Can encouraging women who own informal firms to register their businesses help them increase their use of financial services? Yes, but only if you combine registration support with an information session at a commercial bank.
That’s according to a recent World Bank study, which included more than 3,000 informal firms in Malawi, of which 40% were women-owned.
While governments may wish to encourage firms to formalize, many firms choose to remain informal, as taxes impose additional costs on businesses, and they may not benefit from some of the potential advantages of formalizing, such as bidding for government contracts.
However, informality can come at a cost. As only registered businesses can open business bank accounts, remaining informal can translate into lesser access to formal financial services such as business loans, which can impact firm growth. In Sub-Saharan Africa, only 27% of women have an account at a financial institution, according to the World Bank’s Gender Data Portal. Among informal entrepreneurs in Malawi, the majority of whom have a personal bank account (60% of women and 55% for men). However, only 2% of the firms have a business bank account.
We tested three alternatives to bring firms into the formal sector and understand its impacts on financial inclusion and business performance:
- One group of was provided support to obtain a business registration certificate that offers access to formal markets but imposes no tax obligations.
- The second group received assistance for both business registration and tax registration.
- For the third group, the assistance to obtain business registration was supplemented with an information session at a bank.

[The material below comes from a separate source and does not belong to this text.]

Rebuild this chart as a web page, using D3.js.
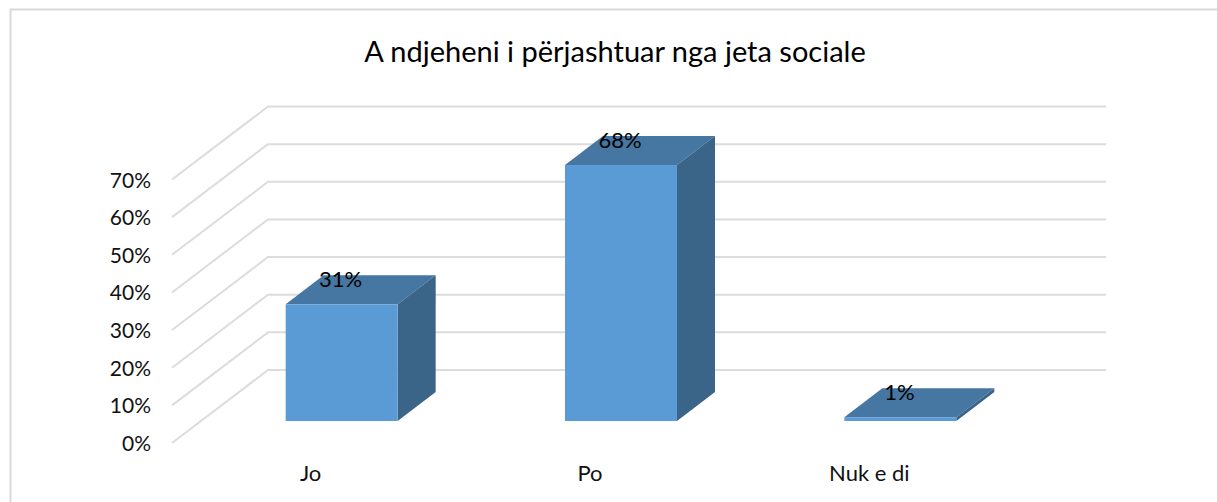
<!DOCTYPE html>
<html>
<head>
<meta charset="utf-8">
<script src="https://cdn.jsdelivr.net/npm/d3@7"></script>
<style>
html, body { margin: 0; padding: 0; background: #fff; }
svg { display: block; }
text { font-family: Lato, sans-serif; fill: #111; }
</style>
</head>
<body>
<div id="chart"></div>
<script>
var categories = ["Jo", "Po", "Nuk e di"];
var values = [31, 68, 1];
var ticks = [0, 10, 20, 30, 40, 50, 60, 70];
var title = "A ndjeheni i përjashtuar nga jeta sociale";

var width = 1217, height = 502;

// front edge of the floor
var x = d3.scaleBand().domain(categories).range([172, 1010]);
var y = d3.scaleLinear().domain([0, 70]).range([443, 179.5]);

// oblique depth of the wall, and where the bars sit in it
var wallX = 96, wallY = -73;
var barOffX = 30, barOffY = -22;
var depthX = 38, depthY = -29;
var barW = 112;

var svg = d3.select("#chart").append("svg")
	.attr("width", width)
	.attr("height", height);

// outer frame, open at the bottom and right
svg.append("path")
	.attr("d", "M10.5," + height + "V9.5H" + width)
	.attr("fill", "none")
	.attr("stroke", "#d9d9d9")
	.attr("stroke-width", 2);

svg.append("text")
	.attr("x", 615)
	.attr("y", 62)
	.attr("text-anchor", "middle")
	.style("font-size", "29px")
	.style("fill", "#000")
	.text(title);

// gridlines: side wall then back wall
svg.selectAll(".grid")
	.data(ticks)
	.enter()
	.append("path")
	.attr("class", "grid")
	.attr("fill", "none")
	.attr("stroke", "#dcdcdc")
	.attr("stroke-width", 2)
	.attr("d", function (d) {
		return "M172," + y(d) + "L" + (172 + wallX) + "," + (y(d) + wallY) + "H" + (1010 + wallX);
	});

svg.selectAll(".tick-label")
	.data(ticks)
	.enter()
	.append("text")
	.attr("class", "tick-label")
	.attr("x", 151)
	.attr("y", function (d) { return y(d) + 8; })
	.attr("text-anchor", "end")
	.style("font-size", "21px")
	.text(function (d) { return d + "%"; });

var bars = svg.selectAll(".bar")
	.data(categories)
	.enter()
	.append("g")
	.attr("class", "bar");

function barLeft(c) { return x(c) + x.bandwidth() / 2 + barOffX - barW / 2; }
function barTop(i) { return y(values[i]) + barOffY; }
var barBottom = y(0) + barOffY;

// top face
bars.append("path")
	.attr("fill", "#4676a2")
	.attr("d", function (c, i) {
		var l = barLeft(c), t = barTop(i);
		return "M" + l + "," + t + "L" + (l + depthX) + "," + (t + depthY) +
			"H" + (l + barW + depthX) + "L" + (l + barW) + "," + t + "Z";
	});

// side face
bars.append("path")
	.attr("fill", "#3a6488")
	.attr("d", function (c, i) {
		var r = barLeft(c) + barW, t = barTop(i);
		return "M" + r + "," + t + "L" + (r + depthX) + "," + (t + depthY) +
			"V" + (barBottom + depthY) + "L" + r + "," + barBottom + "Z";
	});

// front face
bars.append("rect")
	.attr("fill", "#5b9bd5")
	.attr("x", barLeft)
	.attr("y", function (c, i) { return barTop(i); })
	.attr("width", barW)
	.attr("height", function (c, i) { return barBottom - barTop(i); });

bars.append("text")
	.attr("x", function (c) { return barLeft(c) + barW / 2 - 1; })
	.attr("y", function (c, i) { return barTop(i) - 17; })
	.attr("text-anchor", "middle")
	.style("font-size", "22px")
	.style("fill", "#000")
	.text(function (c, i) { return values[i] + "%"; });

svg.selectAll(".cat-label")
	.data(categories)
	.enter()
	.append("text")
	.attr("class", "cat-label")
	.attr("x", function (c) { return x(c) + x.bandwidth() / 2 - 1; })
	.attr("y", 481)
	.attr("text-anchor", "middle")
	.style("font-size", "22px")
	.text(function (c) { return c; });
</script>
</body>
</html>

We found that one of the primary barriers to registration for female-owned firms is transaction costs: when offered full support in registering the business, 73% of women-owned businesses chose to register. However, when offered support in registering for taxes, few firms (4%) elect to pursue this option.
Business registration on its own did not lead to improving access to financial services or enhanced sales and profits, when compared with a control group of similar firms.
More interestingly, female-owned firms that received both the business registration assistance and an information session at a bank, not only had higher levels of formalization (83%), but also increased use of formal financial services.
Participants had higher rates of bank account ownership (whether personal or business) and were more likely to have above the median savings levels. Their savings were more likely to take place in a bank account rather than at home or in informal mechanisms and their business finance hygiene improved – there was an increase in financial record keeping, and participants were less likely to use business funds for household needs. Ultimately, this resulted in increases in sales and profits of 28% and 20% respectively in participating women-owned firms.
What are the key takeaways?
- When we make registration virtually costless, an overwhelming number of firms choose to register.
- Registration on its own delivers no measurable benefits to firms. There seems to be another, compounding, issue at hand: imperfect information. When we couple business registration with an information session at a commercial bank, benefits to the firm are prevalent.
- The combination of registration assistance and bank information session have the same (large and positive) effects on levels of business performance for women as it does for men. This is in contrast to small business grants and training interventions which have often struggled to be effective in growing women-owned firms.
- At a one-time cost of $27 per firm registered, this is an effective and replicable design to offer informal firms support to formalize, in a cheaper way than many other government business support programs.
For governments seeking to increase economic growth and achieve gender equality, reducing the costs of registration and coupling it with interventions that increase direct contact with formal financial institutions provide one compelling option.